I am one week late but I have an interesting error :

as a french I didn’t figured what a “post” meant,
so I thought it was a seed that richard was about to plant across the garden (yes you said “around” the garden, well, that is not so clear).

When you plant 2 feet apart or 3 feet apart, on a surface, you resolve
n+200=S*1/2²
n-25=S*1/3²
n=(9*25+4*200)/(9-4)=(225+800)/5=205
which is closer to richard’s first answer

21. What I found intriguing is this… Ordinarily your garden abuts your house. If you plant the posts all the way around so that the first post is the last then you just fenced yourself out of your house!

Therefore I assumed one would only fence (or post) along three sides, giving the other answer that some came up with.
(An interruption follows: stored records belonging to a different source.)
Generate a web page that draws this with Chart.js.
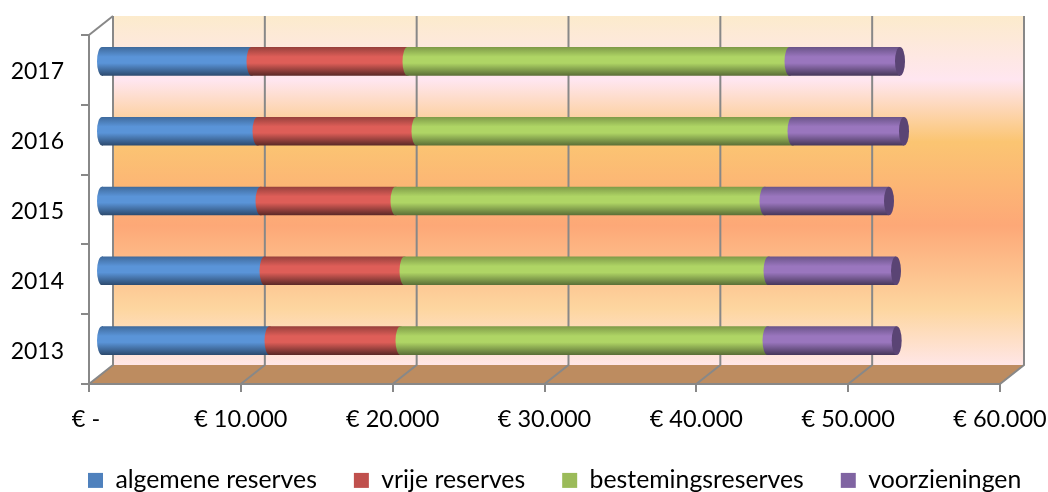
<!DOCTYPE html>
<html>
<head>
<meta charset="utf-8">
<style>
  html, body { margin: 0; padding: 0; background: #fff; }
  #wrap { width: 1048px; height: 492px; }
</style>
<script src="https://cdn.jsdelivr.net/npm/chart.js@4"></script>
</head>
<body>
<div id="wrap"><canvas id="chart"></canvas></div>
<script>
const years = ['2013', '2014', '2015', '2016', '2017'];
const seriesNames = ['algemene reserves', 'vrije reserves', 'bestemingsreserves', 'voorzieningen'];
const algemene = [11098, 10769, 10505, 10307, 9912];
const vrije = [8628, 9220, 8892, 10473, 10275];
const bestemming = [24171, 23974, 24303, 24764, 25159];
const voorzieningen = [8509, 8398, 8200, 7344, 7278];
const xTickLabels = ['€ -\u00a0', '€ 10.000', '€ 20.000', '€ 30.000', '€ 40.000', '€ 50.000', '€ 60.000'];

const legendColors = ['#4f81bd', '#c0504d', '#9bbb59', '#8064a2'];
// top edge, middle, bottom edge of each cylinder
const shades = [
    ['#3f6a9c', '#5a94d8', '#2c4a6e'],
    ['#96403c', '#de5e58', '#5a2826'],
    ['#7e9a48', '#afd565', '#5a6e36'],
    ['#6a5488', '#9a76be', '#463759']
];
const capColor = '#5a4474';
const gridColor = '#888888';
const floorColor = '#bd8c60';
const wallStops = [
    [0, '#fcebcc'], [0.183, '#ffe6f0'], [0.36, '#fbc572'], [0.6, '#fda877'],
    [0.84, '#fdd6a0'], [1, '#ffe6e6']
];
const depthX = 24, depthY = 19;
const fontFamily = 'Lato, Carlito, sans-serif';

function cylinderFill(chart, yMid, halfH, idx) {
    const g = chart.ctx.createLinearGradient(0, yMid - halfH, 0, yMid + halfH);
    g.addColorStop(0, shades[idx][0]);
    g.addColorStop(0.34, shades[idx][1]);
    g.addColorStop(0.56, shades[idx][1]);
    g.addColorStop(1, shades[idx][2]);
    return g;
}

const walls3d = {
    id: 'walls3d',
    beforeLayout(chart) {
        // legend takes no layout room and may run wider than the plot
        const lg = chart.legend;
        if (lg._noRoom) return;
        lg._noRoom = true;
        const fit = lg.fit;
        lg.fit = function () {
            this.maxWidth = 1100;
            fit.call(this);
            this.height = 0;
        };
    },
    afterLayout(chart) {
        const lg = chart.legend;
        lg.left = 51;
        lg.right = 1100;
        lg.top = 431;
    },
    beforeDraw(chart) {
        const { ctx, chartArea: a, scales: { x } } = chart;
        // back wall
        const wall = ctx.createLinearGradient(0, a.top - depthY, 0, a.bottom - depthY);
        wallStops.forEach(s => wall.addColorStop(s[0], s[1]));
        ctx.save();
        ctx.fillStyle = wall;
        ctx.fillRect(a.left + depthX, a.top - depthY, a.right - a.left, a.bottom - a.top);
        // floor
        ctx.fillStyle = floorColor;
        ctx.beginPath();
        ctx.moveTo(a.left, a.bottom);
        ctx.lineTo(a.left + depthX, a.bottom - depthY);
        ctx.lineTo(a.right + depthX, a.bottom - depthY);
        ctx.lineTo(a.right, a.bottom);
        ctx.closePath();
        ctx.fill();
        // grid lines run up the back wall and down across the floor
        ctx.strokeStyle = gridColor;
        ctx.lineWidth = 2;
        x.ticks.forEach(t => {
            const px = x.getPixelForValue(t.value);
            ctx.beginPath();
            ctx.moveTo(px, a.bottom);
            ctx.lineTo(px + depthX, a.bottom - depthY);
            ctx.lineTo(px + depthX, a.top - depthY);
            ctx.stroke();
        });
        ctx.beginPath();
        ctx.moveTo(a.left, a.top);
        ctx.lineTo(a.left + depthX, a.top - depthY);
        ctx.stroke();
        ctx.restore();
    },
    beforeDatasetsDraw(chart) {
        // bars stand half way into the depth of the chart
        chart.ctx.save();
        chart.ctx.translate(depthX / 2, -8.5);
    },
    afterDatasetsDraw(chart) {
        const ctx = chart.ctx;
        const rx = 5;
        chart.data.datasets.forEach((ds, i) => {
            chart.getDatasetMeta(i).data.forEach(bar => {
                const h = bar.height / 2;
                ctx.fillStyle = cylinderFill(chart, bar.y, h, i);
                ctx.beginPath();
                ctx.ellipse(bar.base, bar.y, rx, h, 0, Math.PI / 2, Math.PI * 1.5);
                // run one pixel into the bar so no seam shows
                ctx.lineTo(bar.base + 1, bar.y - h);
                ctx.lineTo(bar.base + 1, bar.y + h);
                ctx.closePath();
                ctx.fill();
                if (i === chart.data.datasets.length - 1) {
                    ctx.fillStyle = capColor;
                    ctx.beginPath();
                    ctx.ellipse(bar.x, bar.y, rx, h, 0, 0, Math.PI * 2);
                    ctx.fill();
                }
            });
        });
        ctx.restore();
    }
};

function makeDataset(label, data, idx) {
    return {
        label: label,
        data: data,
        clip: false,
        borderWidth: 0,
        backgroundColor: (c) => {
            const chart = c.chart;
            if (!chart.chartArea) return legendColors[idx];
            const band = (chart.chartArea.bottom - chart.chartArea.top) / years.length;
            const mid = chart.scales.y.getPixelForValue(c.dataIndex);
            return cylinderFill(chart, mid, band * 0.205, idx);
        }
    };
}

new Chart(document.getElementById('chart'), {
    type: 'bar',
    data: {
        labels: years,
        datasets: [
            makeDataset(seriesNames[0], algemene, 0),
            makeDataset(seriesNames[1], vrije, 1),
            makeDataset(seriesNames[2], bestemming, 2),
            makeDataset(seriesNames[3], voorzieningen, 3)
        ]
    },
    options: {
        indexAxis: 'y',
        responsive: true,
        maintainAspectRatio: false,
        animation: false,
        layout: { padding: { top: 35, right: 48, left: 0, bottom: 0 } },
        datasets: { bar: { categoryPercentage: 1, barPercentage: 0.41 } },
        scales: {
            x: {
                stacked: true,
                min: 0,
                max: 60000,
                afterFit: (s) => { s.height = 108; s.paddingLeft = 0; s.paddingRight = 0; },
                border: { color: gridColor, width: 2 },
                grid: { drawOnChartArea: false, color: gridColor, lineWidth: 2, tickLength: 8 },
                ticks: {
                    stepSize: 10000,
                    maxRotation: 0,
                    autoSkip: false,
                    padding: 13,
                    color: '#000',
                    font: { family: fontFamily, size: 23.5 },
                    callback: (v, i) => xTickLabels[i]
                }
            },
            y: {
                stacked: true,
                reverse: true,
                afterFit: (s) => { s.width = 89; s.paddingTop = 0; s.paddingBottom = 0; },
                border: { color: gridColor, width: 2 },
                grid: { drawOnChartArea: false, color: gridColor, lineWidth: 2, tickLength: 8 },
                ticks: {
                    padding: 17,
                    labelOffset: 2,
                    color: '#000',
                    font: { family: fontFamily, size: 23 }
                }
            }
        },
        plugins: {
            tooltip: { enabled: false },
            legend: {
                position: 'bottom',
                align: 'start',
                labels: {
                    boxWidth: 15,
                    boxHeight: 15,
                    padding: 37,
                    color: '#000',
                    font: { family: fontFamily, size: 24.8 },
                    generateLabels: () => seriesNames.map((n, i) => ({
                        text: n,
                        fillStyle: legendColors[i],
                        strokeStyle: legendColors[i],
                        lineWidth: 0,
                        datasetIndex: i
                    }))
                }
            }
        }
    },
    plugins: [walls3d]
});
</script>
</body>
</html>
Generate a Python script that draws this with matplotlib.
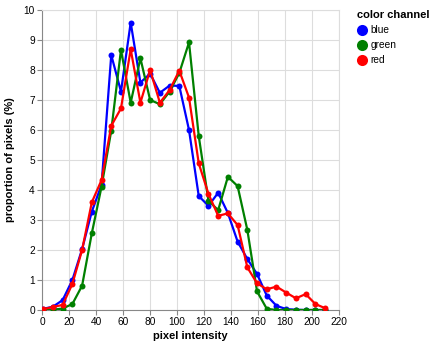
import matplotlib
matplotlib.use("Agg")
import matplotlib.pyplot as plt
from matplotlib.lines import Line2D

plt.rcParams["font.family"] = ["Liberation Sans", "DejaVu Sans"]

# ==========================
# Data (histogram of pixel intensities, % of pixels per bin)
# ==========================
intensity = [0.9, 8.1, 15.3, 22.5, 29.7, 36.9, 44.1, 51.3, 58.5, 65.7,
             72.9, 80.1, 87.3, 94.5, 101.7, 108.9, 116.1, 123.3, 130.5, 137.7,
             144.9, 152.1, 159.3, 166.5, 173.7, 180.9, 188.1, 195.3, 202.5, 209.7]

blue = [0.04, 0.11, 0.33, 1.0, 2.03, 3.28, 4.17, 8.5, 7.28, 9.58,
        7.58, 7.88, 7.24, 7.48, 7.47, 6.0, 3.8, 3.47, 3.91, 3.23,
        2.28, 1.7, 1.2, 0.48, 0.14, 0.03, 0.01, 0.0, 0.0, 0.0]

green = [0.0, 0.01, 0.05, 0.2, 0.81, 2.56, 4.11, 5.98, 8.67, 6.91,
         8.39, 7.0, 6.86, 7.28, 7.9, 8.92, 5.8, 3.64, 3.33, 4.44,
         4.13, 2.67, 0.62, 0.04, 0.0, 0.0, 0.0, 0.0, 0.0, 0.0]

red = [0.03, 0.1, 0.17, 0.87, 2.0, 3.59, 4.33, 6.14, 6.72, 8.69,
       6.91, 8.0, 6.91, 7.33, 7.98, 7.08, 4.89, 3.87, 3.14, 3.22,
       2.83, 1.42, 0.89, 0.69, 0.78, 0.58, 0.39, 0.53, 0.2, 0.06]

channels = ["blue", "green", "red"]
values = {"blue": blue, "green": green, "red": red}
colors = {"blue": "#0000ff", "green": "#008000", "red": "#ff0000"}

x_ticks = [0, 20, 40, 60, 80, 100, 120, 140, 160, 180, 200, 220]
y_ticks = [0, 1, 2, 3, 4, 5, 6, 7, 8, 9, 10]

# ==========================
# Chart
# ==========================
fig = plt.figure(figsize=(4.34, 3.47), dpi=100)
ax = fig.add_axes([42 / 434, 37 / 347, 297 / 434, 300 / 347])

for ch in channels:
    ax.plot(intensity, values[ch], color=colors[ch], lw=1.6,
            marker="o", ms=4.3, mew=0, zorder=3)

ax.set_xlim(0, 220)
ax.set_ylim(0, 10)
ax.set_xticks(x_ticks)
ax.set_yticks(y_ticks)
ax.grid(True, color="#dddddd", lw=0.8, zorder=0)
ax.set_axisbelow(True)

for side in ["top", "right"]:
    ax.spines[side].set_color("#dddddd")
    ax.spines[side].set_linewidth(0.8)
for side in ["bottom", "left"]:
    ax.spines[side].set_color("#888888")
    ax.spines[side].set_linewidth(0.8)

ax.tick_params(axis="both", length=3.6, width=0.8, color="#888888",
               labelsize=7.3, pad=1.5, labelcolor="black")

ax.set_xlabel("pixel intensity", fontsize=8, fontweight="bold", labelpad=3)
ax.set_ylabel("proportion of pixels (%)", fontsize=8, fontweight="bold", labelpad=6)

handles = [Line2D([], [], ls="none", marker="o", ms=8.0, mew=0,
                  color=colors[ch]) for ch in channels]
leg = ax.legend(handles, channels, title="color channel",
                loc="upper left", bbox_to_anchor=(357 / 434, 1 - 10 / 347),
                bbox_transform=fig.transFigure, frameon=False,
                fontsize=7.3, handlelength=0.9, handletextpad=0.4,
                labelspacing=0.5, borderpad=0, borderaxespad=0,
                alignment="left")
leg.get_title().set_fontsize(8)
leg.get_title().set_fontweight("bold")

plt.savefig("out.png", dpi=100)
So the length being posted is:

2(X – 1 +200)
3(X – 1 – 25)

2(X+199)=3(X-26)
2X+398=3X-78
X=476

Mathematically sound and consistent with the general house/garden layout together with the normal human instinct not to ‘fence oneself into a corner’! 😉

22. Nonsanity says:

I came to the answer in headspace without the math… In going from every 2 feet to every three, he increased the length of the fence (over the original 2 foot increment length) by the missing 200 plus the extra 25, or 225. This was a 50% increase in length over the first layout, so the first fence was 3 times that in length, or 675. But he was 200 short that time, so he must have had 475. And since we know 675 at 2 foot increments was the target length, then the length of the garden’s perimeter is 1350 feet.